The Health Committee of Québec’s National Assembly is scheduled to hear from several anti-tobacco groups on Tuesday and Wednesday, including the Canadian Cancer Society who will be stressing four key points regarding tobacco:
- The abolition of flavors for all tobacco products covered by the Tobacco Act.
- The supervision of electronic cigarettes.
- The adoption of standardized plain packaging for all tobacco products.
- A moratorium on marketing tobacco products.
The CCS’ delegation will consist of Mélanie Champagne, Director of Public Issues for CCS’ Quebec Division, along with Rob Cunningham, Senior Policy Analyst at CCS. They will be joined by Micheline Bélanger, a survivor of lung cancer. The delegation plans to encourage the Committee to strengthen the Tobacco Act and communicate its concerns about youth smoking initiation.
Also in attendance to speak before the Committee will be the Honourable Nicola Roxon, Labour Party Member of Australia’s Parliament and the country’s former Minister of Health.

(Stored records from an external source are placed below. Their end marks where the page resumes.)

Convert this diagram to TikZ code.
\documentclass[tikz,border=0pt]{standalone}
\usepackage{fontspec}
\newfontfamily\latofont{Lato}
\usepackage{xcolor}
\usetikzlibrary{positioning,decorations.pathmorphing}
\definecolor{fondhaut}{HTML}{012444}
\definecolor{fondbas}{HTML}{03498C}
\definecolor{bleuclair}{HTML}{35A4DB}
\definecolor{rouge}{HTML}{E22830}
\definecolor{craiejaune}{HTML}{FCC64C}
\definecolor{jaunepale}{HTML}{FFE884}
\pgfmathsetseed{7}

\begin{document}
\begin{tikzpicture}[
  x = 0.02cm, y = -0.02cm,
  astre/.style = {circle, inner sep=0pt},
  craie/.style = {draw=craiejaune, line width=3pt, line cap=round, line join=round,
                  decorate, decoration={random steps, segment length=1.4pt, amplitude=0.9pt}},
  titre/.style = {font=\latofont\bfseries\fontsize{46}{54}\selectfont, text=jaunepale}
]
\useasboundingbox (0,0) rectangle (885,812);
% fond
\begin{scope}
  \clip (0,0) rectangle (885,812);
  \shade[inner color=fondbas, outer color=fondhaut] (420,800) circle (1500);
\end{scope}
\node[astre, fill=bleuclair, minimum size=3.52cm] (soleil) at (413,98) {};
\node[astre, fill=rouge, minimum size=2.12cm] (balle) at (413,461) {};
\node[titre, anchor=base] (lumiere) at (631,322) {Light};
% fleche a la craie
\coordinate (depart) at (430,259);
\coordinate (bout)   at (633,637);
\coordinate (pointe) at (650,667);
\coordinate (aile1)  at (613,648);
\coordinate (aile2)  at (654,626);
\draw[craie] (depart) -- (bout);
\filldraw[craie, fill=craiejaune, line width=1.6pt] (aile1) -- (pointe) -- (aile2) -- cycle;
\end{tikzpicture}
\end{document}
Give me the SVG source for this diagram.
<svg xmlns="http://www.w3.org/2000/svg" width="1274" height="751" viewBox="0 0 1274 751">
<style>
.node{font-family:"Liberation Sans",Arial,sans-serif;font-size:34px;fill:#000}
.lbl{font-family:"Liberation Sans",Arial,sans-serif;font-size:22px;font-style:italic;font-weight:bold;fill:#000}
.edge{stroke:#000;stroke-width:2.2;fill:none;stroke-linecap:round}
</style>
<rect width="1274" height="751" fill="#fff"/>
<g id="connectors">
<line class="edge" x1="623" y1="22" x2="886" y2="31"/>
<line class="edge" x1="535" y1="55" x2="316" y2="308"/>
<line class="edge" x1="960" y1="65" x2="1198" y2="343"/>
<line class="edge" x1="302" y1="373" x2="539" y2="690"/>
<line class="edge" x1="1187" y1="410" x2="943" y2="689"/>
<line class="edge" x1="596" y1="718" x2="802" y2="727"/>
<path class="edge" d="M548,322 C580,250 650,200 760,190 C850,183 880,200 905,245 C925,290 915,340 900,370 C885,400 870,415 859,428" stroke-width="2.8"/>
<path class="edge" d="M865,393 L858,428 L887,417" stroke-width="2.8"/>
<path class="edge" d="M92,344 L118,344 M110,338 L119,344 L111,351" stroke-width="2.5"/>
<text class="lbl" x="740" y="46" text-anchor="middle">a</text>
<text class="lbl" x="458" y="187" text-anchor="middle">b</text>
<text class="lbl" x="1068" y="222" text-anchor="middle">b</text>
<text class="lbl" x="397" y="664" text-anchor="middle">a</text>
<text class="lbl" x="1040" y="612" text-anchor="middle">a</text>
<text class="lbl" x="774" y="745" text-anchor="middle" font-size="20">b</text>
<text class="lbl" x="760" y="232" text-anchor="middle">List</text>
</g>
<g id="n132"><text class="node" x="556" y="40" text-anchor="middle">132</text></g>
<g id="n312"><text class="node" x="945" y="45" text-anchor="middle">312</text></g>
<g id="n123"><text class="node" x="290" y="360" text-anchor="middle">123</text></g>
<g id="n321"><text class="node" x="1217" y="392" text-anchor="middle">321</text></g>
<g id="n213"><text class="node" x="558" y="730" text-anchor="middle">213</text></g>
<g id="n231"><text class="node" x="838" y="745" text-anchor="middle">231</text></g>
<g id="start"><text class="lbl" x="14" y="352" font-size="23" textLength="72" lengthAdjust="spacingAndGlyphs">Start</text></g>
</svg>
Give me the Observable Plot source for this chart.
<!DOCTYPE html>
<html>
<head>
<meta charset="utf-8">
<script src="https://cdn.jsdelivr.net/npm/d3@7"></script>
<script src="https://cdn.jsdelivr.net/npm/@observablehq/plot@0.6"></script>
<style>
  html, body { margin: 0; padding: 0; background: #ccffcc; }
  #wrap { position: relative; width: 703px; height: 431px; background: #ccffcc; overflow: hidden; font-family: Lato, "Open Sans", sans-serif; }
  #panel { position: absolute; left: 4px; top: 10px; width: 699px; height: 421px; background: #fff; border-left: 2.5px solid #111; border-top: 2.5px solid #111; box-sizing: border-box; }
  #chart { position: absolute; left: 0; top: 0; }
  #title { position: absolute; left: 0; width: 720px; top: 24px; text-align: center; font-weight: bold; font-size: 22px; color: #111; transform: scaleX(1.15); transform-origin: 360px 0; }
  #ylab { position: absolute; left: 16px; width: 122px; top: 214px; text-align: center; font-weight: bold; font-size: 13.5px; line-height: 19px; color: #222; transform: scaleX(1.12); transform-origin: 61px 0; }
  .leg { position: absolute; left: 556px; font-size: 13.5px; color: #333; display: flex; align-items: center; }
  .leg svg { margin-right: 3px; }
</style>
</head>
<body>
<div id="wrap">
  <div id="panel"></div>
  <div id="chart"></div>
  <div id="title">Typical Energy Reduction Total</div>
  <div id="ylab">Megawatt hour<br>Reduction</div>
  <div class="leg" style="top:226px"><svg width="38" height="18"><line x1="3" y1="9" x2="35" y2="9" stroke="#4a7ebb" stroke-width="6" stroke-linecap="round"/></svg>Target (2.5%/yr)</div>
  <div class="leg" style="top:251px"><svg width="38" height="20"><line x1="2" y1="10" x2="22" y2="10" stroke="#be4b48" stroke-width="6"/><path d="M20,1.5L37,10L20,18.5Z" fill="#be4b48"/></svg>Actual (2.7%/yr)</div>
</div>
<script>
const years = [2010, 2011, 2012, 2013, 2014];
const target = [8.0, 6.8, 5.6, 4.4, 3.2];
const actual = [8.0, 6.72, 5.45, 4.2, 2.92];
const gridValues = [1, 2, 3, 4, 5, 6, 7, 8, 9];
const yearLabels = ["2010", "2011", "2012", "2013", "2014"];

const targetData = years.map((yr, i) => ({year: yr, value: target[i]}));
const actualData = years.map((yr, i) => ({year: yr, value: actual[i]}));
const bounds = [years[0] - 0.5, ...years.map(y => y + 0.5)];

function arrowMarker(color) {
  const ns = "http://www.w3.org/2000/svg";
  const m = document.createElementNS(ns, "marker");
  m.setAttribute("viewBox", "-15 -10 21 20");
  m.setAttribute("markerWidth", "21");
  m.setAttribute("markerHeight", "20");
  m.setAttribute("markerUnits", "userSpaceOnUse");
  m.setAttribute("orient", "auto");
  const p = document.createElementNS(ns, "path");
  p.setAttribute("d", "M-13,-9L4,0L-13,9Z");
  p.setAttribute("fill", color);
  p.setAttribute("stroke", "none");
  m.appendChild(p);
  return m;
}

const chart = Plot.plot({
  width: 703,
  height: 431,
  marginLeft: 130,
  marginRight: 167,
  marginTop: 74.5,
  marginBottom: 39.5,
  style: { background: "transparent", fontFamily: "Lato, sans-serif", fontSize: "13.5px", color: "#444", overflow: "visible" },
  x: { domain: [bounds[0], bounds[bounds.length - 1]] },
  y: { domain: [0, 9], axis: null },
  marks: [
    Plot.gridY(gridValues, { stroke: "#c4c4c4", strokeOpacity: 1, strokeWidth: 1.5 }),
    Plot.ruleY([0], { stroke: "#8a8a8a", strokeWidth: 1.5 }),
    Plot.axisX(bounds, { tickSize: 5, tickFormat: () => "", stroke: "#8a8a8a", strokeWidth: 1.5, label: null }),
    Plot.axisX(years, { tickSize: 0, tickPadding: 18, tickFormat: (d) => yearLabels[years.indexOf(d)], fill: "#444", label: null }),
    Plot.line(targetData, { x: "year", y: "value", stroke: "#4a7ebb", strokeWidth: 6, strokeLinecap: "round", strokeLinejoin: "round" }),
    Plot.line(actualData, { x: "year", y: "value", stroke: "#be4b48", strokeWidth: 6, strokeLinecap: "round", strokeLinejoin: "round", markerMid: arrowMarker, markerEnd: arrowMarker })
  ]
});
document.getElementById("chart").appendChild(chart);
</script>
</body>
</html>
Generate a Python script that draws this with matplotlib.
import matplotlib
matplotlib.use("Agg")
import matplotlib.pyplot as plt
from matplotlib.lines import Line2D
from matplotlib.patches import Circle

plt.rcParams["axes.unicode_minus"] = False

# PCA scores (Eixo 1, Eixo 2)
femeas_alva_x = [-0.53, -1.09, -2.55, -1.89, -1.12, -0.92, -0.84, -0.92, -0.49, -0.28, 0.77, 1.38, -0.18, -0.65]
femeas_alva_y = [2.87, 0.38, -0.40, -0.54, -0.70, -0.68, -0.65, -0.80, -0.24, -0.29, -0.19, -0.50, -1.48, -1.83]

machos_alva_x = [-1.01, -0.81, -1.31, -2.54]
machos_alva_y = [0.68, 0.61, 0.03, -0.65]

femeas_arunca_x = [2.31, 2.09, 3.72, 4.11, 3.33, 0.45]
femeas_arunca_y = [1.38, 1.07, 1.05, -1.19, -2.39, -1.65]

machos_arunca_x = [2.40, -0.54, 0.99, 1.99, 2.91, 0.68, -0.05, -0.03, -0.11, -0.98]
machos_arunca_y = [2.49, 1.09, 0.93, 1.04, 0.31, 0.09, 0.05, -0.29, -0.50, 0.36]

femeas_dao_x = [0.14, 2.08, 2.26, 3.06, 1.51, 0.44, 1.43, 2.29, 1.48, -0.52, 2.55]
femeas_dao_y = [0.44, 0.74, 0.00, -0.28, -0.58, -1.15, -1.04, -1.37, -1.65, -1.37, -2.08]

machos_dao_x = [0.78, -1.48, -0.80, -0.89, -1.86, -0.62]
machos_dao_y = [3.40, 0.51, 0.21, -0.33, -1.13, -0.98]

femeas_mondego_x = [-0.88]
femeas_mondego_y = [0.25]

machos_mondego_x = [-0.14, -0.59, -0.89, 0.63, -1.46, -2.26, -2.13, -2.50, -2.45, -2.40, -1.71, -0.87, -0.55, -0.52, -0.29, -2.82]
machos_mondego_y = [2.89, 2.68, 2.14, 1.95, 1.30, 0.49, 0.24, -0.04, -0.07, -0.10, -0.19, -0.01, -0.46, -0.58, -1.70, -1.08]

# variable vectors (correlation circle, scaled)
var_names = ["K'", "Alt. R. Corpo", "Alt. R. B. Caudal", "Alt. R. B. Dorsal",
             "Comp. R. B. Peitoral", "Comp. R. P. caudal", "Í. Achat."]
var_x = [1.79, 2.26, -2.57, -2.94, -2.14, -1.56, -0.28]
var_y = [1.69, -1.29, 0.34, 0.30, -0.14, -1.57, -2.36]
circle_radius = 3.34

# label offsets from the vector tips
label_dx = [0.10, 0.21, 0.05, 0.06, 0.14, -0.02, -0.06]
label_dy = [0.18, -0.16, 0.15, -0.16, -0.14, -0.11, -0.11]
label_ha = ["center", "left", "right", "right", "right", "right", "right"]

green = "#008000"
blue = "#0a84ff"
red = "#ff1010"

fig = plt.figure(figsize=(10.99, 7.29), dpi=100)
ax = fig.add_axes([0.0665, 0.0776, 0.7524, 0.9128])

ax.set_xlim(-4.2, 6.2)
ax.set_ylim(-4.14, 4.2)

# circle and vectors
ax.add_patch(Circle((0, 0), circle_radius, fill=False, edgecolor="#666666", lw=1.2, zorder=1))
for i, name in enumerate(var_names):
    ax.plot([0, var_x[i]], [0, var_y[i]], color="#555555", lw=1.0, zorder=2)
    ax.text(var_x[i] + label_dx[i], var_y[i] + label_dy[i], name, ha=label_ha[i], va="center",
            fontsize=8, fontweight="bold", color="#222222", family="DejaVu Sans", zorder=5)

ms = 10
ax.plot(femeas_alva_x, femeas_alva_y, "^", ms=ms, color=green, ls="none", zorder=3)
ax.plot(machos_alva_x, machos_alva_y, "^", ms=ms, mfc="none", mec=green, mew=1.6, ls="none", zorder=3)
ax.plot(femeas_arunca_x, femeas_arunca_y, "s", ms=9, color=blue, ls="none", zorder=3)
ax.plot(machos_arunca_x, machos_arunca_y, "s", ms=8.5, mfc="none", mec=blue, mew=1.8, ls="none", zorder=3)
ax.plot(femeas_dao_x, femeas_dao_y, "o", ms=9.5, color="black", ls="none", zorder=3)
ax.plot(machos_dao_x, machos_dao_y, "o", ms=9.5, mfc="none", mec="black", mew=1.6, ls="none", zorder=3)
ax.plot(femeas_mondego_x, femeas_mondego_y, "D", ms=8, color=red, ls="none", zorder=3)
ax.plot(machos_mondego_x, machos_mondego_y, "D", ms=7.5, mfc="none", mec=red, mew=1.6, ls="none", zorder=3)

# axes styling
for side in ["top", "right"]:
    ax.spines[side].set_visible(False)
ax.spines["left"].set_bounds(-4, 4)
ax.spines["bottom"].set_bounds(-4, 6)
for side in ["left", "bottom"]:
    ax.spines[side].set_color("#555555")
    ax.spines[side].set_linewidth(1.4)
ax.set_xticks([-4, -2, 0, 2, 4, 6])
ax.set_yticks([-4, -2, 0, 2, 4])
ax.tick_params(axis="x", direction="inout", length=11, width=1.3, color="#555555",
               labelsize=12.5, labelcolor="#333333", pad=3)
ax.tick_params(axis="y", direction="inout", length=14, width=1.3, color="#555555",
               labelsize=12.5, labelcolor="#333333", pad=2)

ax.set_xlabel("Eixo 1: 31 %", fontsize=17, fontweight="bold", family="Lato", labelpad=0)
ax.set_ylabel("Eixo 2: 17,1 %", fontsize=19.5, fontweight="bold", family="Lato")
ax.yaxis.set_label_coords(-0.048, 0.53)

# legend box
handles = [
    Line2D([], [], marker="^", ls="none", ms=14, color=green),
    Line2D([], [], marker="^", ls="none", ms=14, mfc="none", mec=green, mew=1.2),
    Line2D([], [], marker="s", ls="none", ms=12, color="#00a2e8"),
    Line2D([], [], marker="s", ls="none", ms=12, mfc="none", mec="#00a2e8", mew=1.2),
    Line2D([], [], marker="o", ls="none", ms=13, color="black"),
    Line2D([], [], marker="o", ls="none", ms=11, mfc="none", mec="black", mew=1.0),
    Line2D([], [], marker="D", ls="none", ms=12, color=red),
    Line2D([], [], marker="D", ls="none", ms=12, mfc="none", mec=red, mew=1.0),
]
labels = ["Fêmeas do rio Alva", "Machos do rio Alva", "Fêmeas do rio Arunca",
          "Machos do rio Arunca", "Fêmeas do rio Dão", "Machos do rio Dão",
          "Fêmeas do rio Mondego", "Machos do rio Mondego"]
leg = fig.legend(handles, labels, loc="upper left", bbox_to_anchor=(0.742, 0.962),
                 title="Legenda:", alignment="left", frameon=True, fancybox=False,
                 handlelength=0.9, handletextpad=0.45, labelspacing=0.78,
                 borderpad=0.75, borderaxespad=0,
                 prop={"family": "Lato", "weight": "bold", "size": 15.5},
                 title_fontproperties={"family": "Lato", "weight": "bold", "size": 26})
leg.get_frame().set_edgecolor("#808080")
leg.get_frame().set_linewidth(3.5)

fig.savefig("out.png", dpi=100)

She will be sharing her experience with obtaining the neutral and standardized packaging in Australia, where plain packaging for cigars and other tobacco products was put in place on December 1, 2012. Australia was the first country in the world to enact such an ordinance.
“In Australia, as in Quebec, tobacco is the leading cause of preventable death and for us not to do so amounted to let die thousands of our fellow citizens,” Roxon said in a press release. “It was important that the millions of packages flowing into the hands of smokers cease to act as mobile billboards advertising of tobacco. With the support of the population and a healthy dose of political courage, our government has been able to stand up to the tobacco companies and adopt a law that restricts the ability of their packaging to speak, as those are their most valuable promotional tools,” she added.
In a statement issued by the Québec Coalition for Tobacco Control, the group said that “among the measures requested by health groups, there is no doubt that the regulation of packaging is a priority.” The group said that “the beautiful and stylized formats give the impression that the product inside is rather trivial – when in reality it kills half of its users.”